Thomas of Palm Springs described how marijuana provides refuge from
pain associated with her lupus, a chronic inflammatory disease of the
skin, joints, blood and kidneys.

"Yeah, it gets me high," Thomas told about 40 other people Sunday
during a pro-marijuana rally in Cathedral City. "It makes me forget
about my pain and I can get on with my life."

Thomas and the others gathered at the Cathedral City Library showed up
to hear from cannabis activist and former gubernatorial candidate
Dennis Peron, but they also shared their own stories about the value
of the drug in their lives.

Peron, who spoke with increasing passion throughout the event, urged
the audience to join him in a crusade to lift restrictions on laws
that regulate marijuana use for medicinal purposes.

"I'm not a lawyer, I'm not a doctor, I'm not a politician," Peron said
of the roles he's assumed during his lifelong campaign to loosen drug
laws. "But I became all these," he added, imploring the audience to
join him.

"I'm asking you to become a doctor, become a lawyer, become a
politician," Peron said.

One locally based band of activists is taking Peron's vision before
the Riverside County Board of Supervisors Tuesday.

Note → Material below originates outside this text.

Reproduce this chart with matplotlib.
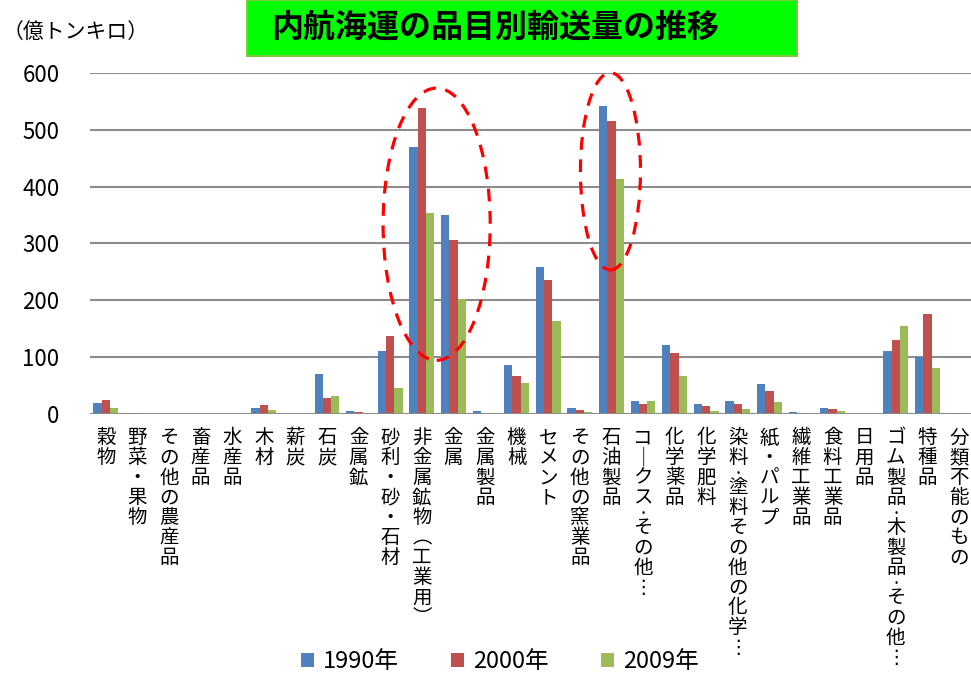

Leaders of the Marijuana Anti-Prohibition Project of the Coachella
Valley will ask the supervisors to pressure district attorney Grover
Trask to clarify the way law enforcement differentiates between
legitimate and illegal use and possession of the drug.

Lanny Swerdlow, director of the activist group, accused Trask of
overzealous scrutiny of medical marijuana users.

"We've got to stop people being arrested in Riverside County,"
Swerdlow said.

According to a 1996 ballot initiative and a 2004 supplement to the
act, people with a doctor's permission are allowed up to six mature
pot plants for medical purposes.

Trask was unavailable for comment Sunday, but in letters to Swerdlow
the district attorney said hard and fast criteria for deciding on
cases would be impractical and could harm the public.

"This office would not want to mislead the public by announcing
discretionary marijuana quantity guidelines, the following of which
could still subject citizens to arrest and imprisonment by federal
authorities," Trask wrote in 2001.

LaVonne Victor, a multiple sclerosis patient from Temecula who
recently had drug charges against her dropped, credited her knowledge
of state law, including for escaping prosecution.

Victor, who uses a wheelchair due to severe spinal cord pain, was
arrested and charged in 1999 for growing pot.

The dropped charges proved she was right, Victor said.

"We were following the law and they knew it," she said.